-------- Provided material

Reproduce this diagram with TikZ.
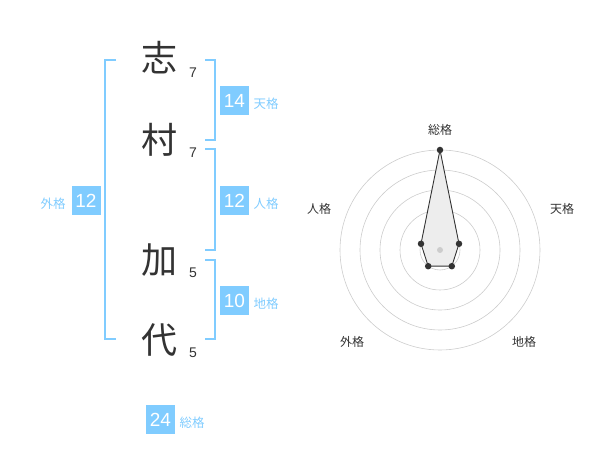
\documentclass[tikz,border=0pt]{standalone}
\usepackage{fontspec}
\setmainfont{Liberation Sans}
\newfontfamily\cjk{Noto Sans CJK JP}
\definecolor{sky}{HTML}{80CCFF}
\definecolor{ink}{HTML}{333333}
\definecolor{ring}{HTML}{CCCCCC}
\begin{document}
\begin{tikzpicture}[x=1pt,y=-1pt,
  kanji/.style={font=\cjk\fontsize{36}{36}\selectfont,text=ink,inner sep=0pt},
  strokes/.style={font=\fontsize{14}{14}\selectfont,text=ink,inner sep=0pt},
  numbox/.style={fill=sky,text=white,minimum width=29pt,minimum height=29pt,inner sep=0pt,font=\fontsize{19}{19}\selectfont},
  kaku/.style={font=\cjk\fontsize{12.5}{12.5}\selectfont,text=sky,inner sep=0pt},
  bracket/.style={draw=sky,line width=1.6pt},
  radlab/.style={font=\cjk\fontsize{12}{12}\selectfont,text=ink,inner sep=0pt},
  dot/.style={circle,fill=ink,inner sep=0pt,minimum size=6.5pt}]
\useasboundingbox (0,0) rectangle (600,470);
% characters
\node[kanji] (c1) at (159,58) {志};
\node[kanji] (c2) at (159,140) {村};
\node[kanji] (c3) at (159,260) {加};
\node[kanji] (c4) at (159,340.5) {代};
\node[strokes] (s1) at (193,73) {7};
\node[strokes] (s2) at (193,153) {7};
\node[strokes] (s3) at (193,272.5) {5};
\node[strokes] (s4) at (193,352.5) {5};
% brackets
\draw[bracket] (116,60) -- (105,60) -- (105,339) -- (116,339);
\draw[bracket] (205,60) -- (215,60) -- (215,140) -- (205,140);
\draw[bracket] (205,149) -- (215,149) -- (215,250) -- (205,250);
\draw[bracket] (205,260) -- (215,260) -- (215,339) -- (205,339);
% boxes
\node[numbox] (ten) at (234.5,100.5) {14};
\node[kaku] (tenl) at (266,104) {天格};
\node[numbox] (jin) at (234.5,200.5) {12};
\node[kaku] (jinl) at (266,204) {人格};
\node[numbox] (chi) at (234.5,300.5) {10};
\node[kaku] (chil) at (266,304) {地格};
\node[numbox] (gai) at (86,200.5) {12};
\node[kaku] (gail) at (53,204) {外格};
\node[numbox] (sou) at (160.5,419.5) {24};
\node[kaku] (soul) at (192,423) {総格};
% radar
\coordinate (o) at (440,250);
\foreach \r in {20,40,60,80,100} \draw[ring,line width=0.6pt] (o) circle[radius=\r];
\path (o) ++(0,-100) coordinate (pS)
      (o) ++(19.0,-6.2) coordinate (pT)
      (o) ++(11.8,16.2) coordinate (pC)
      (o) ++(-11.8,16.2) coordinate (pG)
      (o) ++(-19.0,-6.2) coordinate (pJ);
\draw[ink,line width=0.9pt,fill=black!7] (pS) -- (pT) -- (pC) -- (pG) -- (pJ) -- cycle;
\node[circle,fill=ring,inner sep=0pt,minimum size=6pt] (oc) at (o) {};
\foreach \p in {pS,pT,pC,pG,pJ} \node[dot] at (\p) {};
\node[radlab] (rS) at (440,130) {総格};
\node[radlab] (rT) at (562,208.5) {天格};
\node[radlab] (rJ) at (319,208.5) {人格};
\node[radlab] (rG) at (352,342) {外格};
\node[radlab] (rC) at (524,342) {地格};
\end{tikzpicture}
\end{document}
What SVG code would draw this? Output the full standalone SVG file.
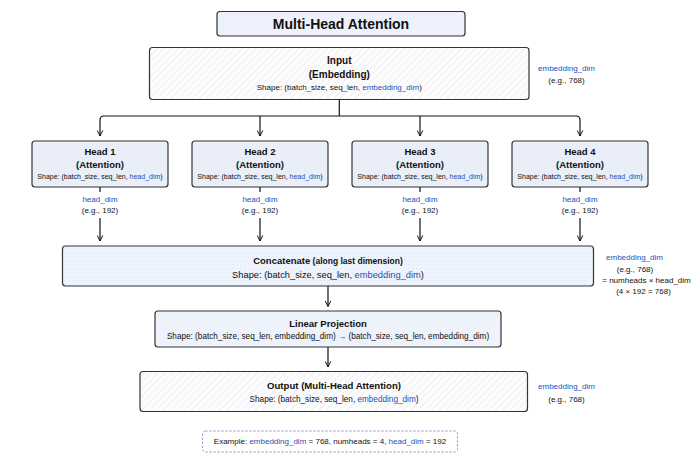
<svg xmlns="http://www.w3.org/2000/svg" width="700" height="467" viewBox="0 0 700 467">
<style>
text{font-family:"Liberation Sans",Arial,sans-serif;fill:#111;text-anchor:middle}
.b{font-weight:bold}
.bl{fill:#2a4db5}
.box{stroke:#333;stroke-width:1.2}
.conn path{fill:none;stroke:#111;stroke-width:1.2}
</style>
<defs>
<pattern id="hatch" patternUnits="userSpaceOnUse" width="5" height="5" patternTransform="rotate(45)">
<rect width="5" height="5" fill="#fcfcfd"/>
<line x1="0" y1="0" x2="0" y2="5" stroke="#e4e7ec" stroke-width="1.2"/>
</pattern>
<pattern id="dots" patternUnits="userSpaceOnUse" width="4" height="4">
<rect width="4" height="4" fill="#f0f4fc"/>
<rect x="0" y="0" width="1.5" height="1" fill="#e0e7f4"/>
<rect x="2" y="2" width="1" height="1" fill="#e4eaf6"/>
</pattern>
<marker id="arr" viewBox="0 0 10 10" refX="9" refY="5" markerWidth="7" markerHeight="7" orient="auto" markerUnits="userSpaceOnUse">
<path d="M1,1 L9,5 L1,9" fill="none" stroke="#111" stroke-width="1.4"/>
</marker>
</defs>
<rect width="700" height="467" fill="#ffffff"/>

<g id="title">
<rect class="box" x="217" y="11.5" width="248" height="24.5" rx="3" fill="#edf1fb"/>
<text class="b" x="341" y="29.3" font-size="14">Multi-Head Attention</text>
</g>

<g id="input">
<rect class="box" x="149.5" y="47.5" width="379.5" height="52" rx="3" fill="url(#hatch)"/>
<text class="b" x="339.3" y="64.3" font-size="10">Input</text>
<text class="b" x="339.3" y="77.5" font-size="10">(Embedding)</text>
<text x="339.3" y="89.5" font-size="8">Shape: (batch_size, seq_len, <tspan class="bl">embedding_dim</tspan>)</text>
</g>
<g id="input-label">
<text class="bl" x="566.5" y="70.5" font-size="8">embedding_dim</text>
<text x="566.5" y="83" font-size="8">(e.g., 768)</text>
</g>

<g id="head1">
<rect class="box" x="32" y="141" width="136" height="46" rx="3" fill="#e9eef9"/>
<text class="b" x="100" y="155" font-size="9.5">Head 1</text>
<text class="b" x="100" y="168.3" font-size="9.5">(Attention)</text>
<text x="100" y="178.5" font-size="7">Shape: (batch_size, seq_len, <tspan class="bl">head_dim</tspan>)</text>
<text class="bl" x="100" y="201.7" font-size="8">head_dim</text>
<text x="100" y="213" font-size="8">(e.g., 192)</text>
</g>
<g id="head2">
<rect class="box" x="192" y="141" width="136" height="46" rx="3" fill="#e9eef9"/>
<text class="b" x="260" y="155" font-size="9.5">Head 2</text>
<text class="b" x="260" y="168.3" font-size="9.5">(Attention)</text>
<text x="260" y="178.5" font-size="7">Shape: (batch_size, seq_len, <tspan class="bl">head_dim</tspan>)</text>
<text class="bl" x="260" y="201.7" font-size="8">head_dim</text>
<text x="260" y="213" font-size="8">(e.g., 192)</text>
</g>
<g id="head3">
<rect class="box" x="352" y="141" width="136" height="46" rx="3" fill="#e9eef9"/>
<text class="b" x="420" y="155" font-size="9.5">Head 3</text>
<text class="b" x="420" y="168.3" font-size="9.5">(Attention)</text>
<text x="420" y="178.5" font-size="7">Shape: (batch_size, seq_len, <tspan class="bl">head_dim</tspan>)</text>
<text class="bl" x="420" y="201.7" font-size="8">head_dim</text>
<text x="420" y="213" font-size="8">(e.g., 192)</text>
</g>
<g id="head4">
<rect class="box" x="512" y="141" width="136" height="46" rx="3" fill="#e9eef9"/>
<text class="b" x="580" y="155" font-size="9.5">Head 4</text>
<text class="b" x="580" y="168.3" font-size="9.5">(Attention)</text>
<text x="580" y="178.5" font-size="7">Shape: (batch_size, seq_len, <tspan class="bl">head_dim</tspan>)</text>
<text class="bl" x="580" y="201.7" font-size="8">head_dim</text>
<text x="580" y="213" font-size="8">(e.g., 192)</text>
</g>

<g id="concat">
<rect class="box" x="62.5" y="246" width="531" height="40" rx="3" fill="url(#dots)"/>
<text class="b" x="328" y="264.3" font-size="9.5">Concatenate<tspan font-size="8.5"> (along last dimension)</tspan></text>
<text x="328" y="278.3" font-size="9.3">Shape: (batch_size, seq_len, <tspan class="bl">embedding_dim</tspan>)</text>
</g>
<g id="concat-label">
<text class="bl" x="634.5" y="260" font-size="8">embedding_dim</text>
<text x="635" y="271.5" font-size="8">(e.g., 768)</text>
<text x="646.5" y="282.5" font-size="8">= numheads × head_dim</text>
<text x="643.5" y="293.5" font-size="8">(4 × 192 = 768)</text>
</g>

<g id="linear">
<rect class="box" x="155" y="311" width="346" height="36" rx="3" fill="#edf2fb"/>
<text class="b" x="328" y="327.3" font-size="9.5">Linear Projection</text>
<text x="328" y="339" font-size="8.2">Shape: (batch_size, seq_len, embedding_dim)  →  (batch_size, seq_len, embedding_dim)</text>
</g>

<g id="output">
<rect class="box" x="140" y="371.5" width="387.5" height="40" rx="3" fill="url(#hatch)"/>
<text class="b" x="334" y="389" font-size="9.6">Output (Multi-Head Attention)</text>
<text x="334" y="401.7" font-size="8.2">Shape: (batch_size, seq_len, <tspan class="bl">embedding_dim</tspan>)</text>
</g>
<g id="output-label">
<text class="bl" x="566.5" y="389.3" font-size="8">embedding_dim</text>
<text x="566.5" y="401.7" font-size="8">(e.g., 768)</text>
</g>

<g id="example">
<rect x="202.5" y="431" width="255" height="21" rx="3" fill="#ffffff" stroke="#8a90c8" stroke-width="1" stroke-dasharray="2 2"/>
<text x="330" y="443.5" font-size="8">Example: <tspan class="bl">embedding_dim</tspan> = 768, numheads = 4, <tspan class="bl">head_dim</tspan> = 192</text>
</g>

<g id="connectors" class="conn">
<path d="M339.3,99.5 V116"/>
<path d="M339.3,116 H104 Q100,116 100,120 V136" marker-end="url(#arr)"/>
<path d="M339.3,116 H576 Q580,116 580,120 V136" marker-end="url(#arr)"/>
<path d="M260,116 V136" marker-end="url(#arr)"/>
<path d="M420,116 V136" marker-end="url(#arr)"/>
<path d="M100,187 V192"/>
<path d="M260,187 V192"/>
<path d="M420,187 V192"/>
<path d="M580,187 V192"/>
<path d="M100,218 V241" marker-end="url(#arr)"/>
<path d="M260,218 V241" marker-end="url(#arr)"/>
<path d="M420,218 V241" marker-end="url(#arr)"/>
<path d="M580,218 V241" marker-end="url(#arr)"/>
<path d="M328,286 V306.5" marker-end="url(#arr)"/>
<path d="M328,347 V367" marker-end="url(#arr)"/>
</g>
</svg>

----------------

Locate and copy each line in the data above that includes the word "standalone".

• _Response_:
\documentclass[tikz,border=0pt]{standalone}
What SVG code would draw this? Output the full standalone SVG file.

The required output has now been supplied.